State how many lines in the listing below include the word "Apache", and add nothing besides the number.

RECORDED INFORMATION:
——

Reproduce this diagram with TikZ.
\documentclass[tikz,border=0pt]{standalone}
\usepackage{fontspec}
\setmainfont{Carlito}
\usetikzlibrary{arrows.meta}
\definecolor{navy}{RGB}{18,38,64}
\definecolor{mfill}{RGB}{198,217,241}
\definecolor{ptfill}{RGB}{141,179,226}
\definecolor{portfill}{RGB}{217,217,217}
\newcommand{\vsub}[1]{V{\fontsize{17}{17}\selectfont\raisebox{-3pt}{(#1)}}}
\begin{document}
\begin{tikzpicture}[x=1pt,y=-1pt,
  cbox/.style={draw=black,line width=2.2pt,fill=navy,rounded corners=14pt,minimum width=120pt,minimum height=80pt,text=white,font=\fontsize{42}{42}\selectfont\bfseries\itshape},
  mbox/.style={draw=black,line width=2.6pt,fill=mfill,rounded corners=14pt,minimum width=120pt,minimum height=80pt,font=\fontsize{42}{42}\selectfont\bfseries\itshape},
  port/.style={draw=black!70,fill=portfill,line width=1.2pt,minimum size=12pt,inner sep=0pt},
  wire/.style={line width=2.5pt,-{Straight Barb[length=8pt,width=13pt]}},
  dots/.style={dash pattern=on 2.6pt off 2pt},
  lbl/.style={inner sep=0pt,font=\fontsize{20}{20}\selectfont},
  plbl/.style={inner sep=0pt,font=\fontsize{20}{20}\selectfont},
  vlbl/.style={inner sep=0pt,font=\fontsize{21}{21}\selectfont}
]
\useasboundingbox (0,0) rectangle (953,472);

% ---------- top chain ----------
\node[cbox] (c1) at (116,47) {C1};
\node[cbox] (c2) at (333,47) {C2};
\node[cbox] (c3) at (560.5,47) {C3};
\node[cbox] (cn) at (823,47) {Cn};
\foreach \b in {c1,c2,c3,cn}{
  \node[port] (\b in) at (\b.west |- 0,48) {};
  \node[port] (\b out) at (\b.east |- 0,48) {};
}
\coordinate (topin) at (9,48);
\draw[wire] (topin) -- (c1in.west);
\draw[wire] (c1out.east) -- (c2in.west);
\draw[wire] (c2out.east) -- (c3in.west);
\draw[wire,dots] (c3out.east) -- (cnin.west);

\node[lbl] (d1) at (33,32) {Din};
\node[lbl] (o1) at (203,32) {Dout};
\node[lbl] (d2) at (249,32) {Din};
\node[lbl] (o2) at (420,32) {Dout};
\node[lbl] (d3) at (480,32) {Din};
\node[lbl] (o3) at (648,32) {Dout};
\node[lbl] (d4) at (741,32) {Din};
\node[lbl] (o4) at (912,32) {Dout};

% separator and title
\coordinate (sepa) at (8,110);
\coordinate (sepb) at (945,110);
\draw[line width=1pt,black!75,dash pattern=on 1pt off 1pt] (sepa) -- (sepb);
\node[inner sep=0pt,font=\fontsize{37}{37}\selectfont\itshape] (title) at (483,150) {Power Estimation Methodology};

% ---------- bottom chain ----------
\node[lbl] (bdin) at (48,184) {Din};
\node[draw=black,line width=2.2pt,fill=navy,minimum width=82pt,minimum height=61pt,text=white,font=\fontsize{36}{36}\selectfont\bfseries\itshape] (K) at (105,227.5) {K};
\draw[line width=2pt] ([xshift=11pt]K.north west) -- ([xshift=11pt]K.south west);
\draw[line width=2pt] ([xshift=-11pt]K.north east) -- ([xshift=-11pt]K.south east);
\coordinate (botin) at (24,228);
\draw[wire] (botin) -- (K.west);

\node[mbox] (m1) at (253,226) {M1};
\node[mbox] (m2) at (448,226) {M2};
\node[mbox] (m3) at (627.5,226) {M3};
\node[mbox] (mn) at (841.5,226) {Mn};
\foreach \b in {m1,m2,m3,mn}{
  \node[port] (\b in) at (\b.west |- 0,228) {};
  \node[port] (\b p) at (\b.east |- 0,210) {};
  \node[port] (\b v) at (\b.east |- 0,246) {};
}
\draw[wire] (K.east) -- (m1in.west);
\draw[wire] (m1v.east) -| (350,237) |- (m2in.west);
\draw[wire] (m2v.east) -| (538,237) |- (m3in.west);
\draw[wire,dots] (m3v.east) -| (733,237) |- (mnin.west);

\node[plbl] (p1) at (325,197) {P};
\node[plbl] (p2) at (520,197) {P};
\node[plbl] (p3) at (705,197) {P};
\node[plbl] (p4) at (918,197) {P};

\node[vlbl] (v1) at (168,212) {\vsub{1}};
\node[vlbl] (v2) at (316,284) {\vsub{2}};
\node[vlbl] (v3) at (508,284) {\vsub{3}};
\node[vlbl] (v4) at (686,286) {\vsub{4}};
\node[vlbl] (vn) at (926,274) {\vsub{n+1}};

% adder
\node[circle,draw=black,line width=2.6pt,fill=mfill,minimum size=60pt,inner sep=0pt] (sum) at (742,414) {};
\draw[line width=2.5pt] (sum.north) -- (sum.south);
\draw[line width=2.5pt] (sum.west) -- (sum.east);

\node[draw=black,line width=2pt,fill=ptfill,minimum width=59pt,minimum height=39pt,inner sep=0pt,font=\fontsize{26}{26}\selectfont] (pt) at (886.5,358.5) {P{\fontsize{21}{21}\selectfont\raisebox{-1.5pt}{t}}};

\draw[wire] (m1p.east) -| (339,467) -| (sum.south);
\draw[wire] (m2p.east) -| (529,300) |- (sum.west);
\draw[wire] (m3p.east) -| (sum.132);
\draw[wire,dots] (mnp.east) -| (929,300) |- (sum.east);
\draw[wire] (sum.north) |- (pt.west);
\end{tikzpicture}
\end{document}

——

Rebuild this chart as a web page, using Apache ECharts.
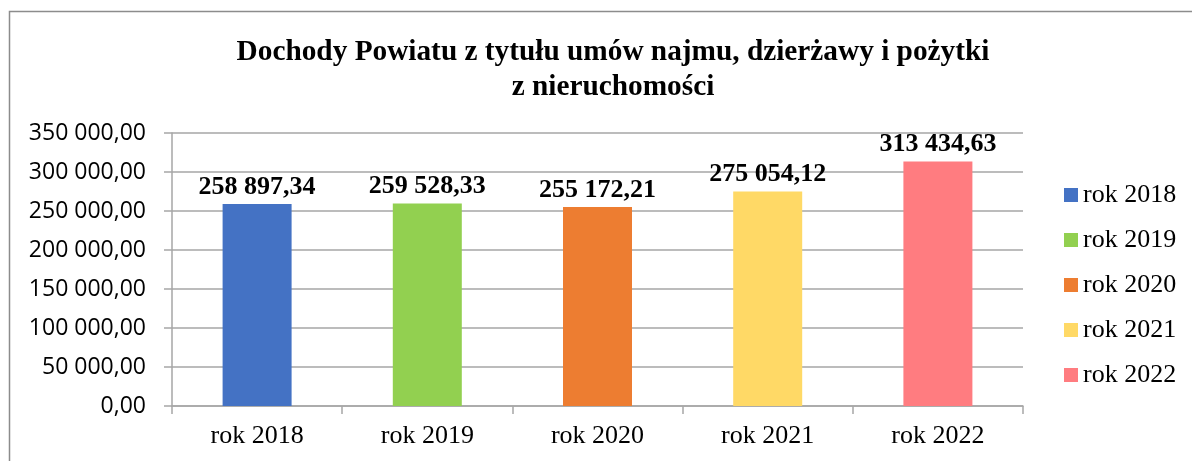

——

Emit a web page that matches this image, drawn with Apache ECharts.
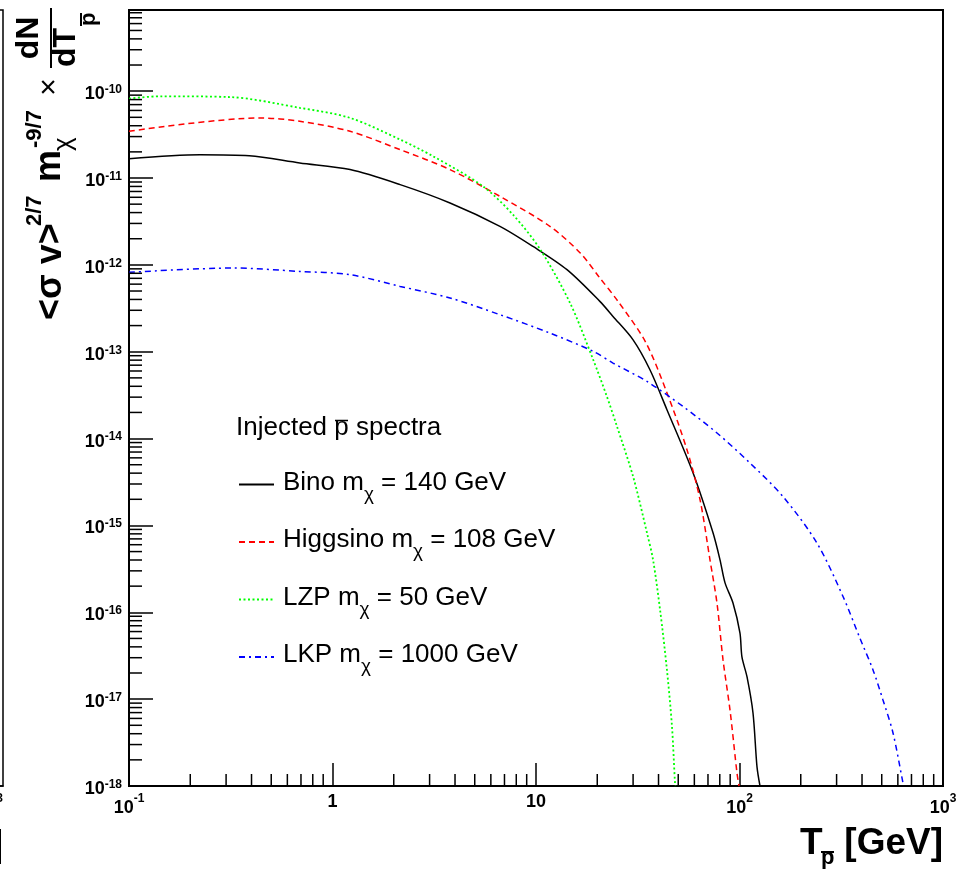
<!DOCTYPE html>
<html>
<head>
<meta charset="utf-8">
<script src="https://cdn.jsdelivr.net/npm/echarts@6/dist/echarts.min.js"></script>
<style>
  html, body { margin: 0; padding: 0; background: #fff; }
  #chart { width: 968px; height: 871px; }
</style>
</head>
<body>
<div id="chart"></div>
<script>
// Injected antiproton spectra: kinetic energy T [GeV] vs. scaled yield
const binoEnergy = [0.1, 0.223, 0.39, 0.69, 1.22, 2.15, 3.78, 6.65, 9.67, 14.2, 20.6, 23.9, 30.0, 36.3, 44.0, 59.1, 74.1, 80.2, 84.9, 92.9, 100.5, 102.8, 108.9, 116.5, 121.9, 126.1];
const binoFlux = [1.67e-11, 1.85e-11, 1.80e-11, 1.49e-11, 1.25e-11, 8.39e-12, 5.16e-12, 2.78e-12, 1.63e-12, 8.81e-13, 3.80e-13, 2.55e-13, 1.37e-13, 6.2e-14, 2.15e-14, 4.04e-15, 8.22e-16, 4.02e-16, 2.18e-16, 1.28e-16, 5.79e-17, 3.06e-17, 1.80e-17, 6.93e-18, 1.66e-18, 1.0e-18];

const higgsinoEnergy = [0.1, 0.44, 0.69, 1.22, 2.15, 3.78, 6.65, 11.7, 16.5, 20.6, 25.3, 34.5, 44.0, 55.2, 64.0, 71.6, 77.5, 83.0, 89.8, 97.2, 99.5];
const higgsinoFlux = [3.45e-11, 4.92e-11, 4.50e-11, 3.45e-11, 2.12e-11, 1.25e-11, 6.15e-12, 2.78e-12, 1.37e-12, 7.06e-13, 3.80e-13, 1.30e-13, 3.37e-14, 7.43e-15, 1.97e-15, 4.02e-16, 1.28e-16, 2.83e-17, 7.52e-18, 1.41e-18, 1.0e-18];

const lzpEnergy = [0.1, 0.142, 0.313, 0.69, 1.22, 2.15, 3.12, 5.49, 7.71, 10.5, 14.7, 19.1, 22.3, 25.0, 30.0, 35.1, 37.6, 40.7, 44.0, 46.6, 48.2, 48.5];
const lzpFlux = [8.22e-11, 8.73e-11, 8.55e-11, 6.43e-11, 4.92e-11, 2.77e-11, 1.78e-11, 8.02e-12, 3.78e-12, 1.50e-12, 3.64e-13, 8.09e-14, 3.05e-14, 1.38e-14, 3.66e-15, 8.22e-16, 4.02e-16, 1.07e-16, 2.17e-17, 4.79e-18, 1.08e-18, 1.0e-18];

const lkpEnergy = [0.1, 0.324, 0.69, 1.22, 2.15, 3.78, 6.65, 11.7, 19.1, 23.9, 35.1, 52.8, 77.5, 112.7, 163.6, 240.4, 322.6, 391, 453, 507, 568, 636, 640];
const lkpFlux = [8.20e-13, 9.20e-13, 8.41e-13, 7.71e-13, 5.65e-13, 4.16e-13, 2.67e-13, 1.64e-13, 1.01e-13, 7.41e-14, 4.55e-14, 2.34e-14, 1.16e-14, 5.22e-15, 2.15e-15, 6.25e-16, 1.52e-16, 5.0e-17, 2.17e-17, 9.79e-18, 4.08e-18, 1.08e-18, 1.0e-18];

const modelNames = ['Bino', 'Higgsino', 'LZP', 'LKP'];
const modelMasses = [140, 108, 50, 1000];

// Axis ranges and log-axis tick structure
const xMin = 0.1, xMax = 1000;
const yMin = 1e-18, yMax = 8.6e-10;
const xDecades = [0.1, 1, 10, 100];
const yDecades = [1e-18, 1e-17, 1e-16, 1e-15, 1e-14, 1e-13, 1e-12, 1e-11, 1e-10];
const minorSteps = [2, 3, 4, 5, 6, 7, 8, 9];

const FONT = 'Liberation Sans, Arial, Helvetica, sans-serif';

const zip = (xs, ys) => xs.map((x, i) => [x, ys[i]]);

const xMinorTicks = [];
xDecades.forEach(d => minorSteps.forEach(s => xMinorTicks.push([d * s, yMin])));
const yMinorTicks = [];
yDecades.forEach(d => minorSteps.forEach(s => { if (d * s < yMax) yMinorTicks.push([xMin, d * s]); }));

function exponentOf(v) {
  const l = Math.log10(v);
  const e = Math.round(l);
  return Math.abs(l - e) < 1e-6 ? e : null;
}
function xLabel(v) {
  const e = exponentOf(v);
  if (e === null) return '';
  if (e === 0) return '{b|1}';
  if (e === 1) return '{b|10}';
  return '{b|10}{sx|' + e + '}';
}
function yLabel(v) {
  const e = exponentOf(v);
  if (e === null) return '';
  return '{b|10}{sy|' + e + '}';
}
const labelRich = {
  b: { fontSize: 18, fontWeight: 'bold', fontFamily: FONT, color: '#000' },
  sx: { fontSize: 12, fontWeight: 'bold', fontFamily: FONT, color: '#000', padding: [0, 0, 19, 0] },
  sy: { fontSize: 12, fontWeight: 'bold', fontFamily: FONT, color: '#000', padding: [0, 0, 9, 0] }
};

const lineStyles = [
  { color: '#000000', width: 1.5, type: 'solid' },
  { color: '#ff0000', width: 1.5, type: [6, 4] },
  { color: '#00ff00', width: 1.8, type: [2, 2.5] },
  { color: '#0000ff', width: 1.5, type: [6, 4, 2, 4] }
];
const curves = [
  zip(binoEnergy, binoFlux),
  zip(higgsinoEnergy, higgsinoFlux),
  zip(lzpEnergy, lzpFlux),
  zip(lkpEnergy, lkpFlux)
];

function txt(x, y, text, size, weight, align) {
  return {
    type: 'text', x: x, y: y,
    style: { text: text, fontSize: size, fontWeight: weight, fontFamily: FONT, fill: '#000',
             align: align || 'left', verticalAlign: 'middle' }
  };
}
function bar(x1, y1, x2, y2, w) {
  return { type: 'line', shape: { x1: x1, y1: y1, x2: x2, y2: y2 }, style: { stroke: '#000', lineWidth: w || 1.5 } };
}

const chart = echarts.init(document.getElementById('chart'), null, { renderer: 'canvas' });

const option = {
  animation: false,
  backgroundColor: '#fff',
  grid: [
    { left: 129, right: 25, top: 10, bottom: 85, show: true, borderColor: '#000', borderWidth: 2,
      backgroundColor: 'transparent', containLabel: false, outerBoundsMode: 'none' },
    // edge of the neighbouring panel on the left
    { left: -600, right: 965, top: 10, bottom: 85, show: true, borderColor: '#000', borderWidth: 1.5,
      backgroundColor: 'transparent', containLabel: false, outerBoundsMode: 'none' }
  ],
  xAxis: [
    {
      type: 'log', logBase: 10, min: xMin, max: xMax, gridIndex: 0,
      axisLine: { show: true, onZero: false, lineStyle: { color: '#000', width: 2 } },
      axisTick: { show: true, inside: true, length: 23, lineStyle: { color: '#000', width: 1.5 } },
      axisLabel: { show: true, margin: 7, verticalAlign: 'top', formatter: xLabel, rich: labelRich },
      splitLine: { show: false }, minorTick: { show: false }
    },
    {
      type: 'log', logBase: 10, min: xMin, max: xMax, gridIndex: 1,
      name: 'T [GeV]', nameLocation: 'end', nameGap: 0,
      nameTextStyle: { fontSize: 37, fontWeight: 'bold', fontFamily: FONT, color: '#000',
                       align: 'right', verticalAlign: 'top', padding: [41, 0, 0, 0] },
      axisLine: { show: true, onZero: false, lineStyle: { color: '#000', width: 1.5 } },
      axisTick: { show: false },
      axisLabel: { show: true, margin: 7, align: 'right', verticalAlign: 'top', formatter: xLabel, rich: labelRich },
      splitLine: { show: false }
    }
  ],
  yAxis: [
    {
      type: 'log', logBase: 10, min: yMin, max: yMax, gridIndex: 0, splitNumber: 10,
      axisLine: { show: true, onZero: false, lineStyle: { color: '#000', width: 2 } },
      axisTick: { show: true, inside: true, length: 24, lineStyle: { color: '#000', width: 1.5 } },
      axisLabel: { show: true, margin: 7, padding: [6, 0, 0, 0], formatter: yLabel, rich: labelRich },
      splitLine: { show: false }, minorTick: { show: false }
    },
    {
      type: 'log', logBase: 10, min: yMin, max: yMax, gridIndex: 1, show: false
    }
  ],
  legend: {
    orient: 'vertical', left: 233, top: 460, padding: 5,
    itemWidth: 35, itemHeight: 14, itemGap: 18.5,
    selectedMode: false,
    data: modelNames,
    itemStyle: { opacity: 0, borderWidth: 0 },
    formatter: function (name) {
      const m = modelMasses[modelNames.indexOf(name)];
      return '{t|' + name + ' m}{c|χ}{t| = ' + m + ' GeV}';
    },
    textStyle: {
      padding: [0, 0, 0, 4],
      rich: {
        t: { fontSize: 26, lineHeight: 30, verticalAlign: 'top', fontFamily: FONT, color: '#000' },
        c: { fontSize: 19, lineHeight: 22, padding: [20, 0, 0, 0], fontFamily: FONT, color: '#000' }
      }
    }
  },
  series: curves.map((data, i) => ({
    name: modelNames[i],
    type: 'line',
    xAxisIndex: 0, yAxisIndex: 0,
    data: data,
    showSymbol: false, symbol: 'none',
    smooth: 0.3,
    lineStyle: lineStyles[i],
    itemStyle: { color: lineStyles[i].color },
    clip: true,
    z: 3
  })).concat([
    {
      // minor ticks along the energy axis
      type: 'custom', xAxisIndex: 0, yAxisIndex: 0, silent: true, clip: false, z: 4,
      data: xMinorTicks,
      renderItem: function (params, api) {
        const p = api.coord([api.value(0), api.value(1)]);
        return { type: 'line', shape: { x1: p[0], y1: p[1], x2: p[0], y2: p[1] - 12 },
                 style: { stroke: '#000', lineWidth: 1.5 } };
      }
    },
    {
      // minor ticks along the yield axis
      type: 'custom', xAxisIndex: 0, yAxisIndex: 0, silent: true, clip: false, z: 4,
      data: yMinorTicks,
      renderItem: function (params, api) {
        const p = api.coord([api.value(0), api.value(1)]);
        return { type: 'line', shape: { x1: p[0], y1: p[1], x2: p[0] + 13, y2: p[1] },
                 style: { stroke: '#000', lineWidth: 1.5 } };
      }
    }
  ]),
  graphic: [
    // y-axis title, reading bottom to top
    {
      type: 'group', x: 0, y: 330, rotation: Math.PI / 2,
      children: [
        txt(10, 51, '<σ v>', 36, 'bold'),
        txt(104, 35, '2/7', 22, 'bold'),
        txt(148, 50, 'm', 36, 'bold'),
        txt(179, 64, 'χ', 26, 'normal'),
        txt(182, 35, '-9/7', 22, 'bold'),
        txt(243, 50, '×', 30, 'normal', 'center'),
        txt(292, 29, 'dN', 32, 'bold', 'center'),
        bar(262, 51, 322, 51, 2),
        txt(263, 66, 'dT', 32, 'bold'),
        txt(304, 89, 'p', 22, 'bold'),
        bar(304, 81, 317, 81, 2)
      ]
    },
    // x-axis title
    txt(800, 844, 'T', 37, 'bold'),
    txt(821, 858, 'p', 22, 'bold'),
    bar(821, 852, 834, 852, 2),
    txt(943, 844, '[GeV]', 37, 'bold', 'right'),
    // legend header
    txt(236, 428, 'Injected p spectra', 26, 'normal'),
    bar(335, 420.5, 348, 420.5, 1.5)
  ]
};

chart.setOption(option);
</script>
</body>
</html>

——

THE COMPLETED TASK: 2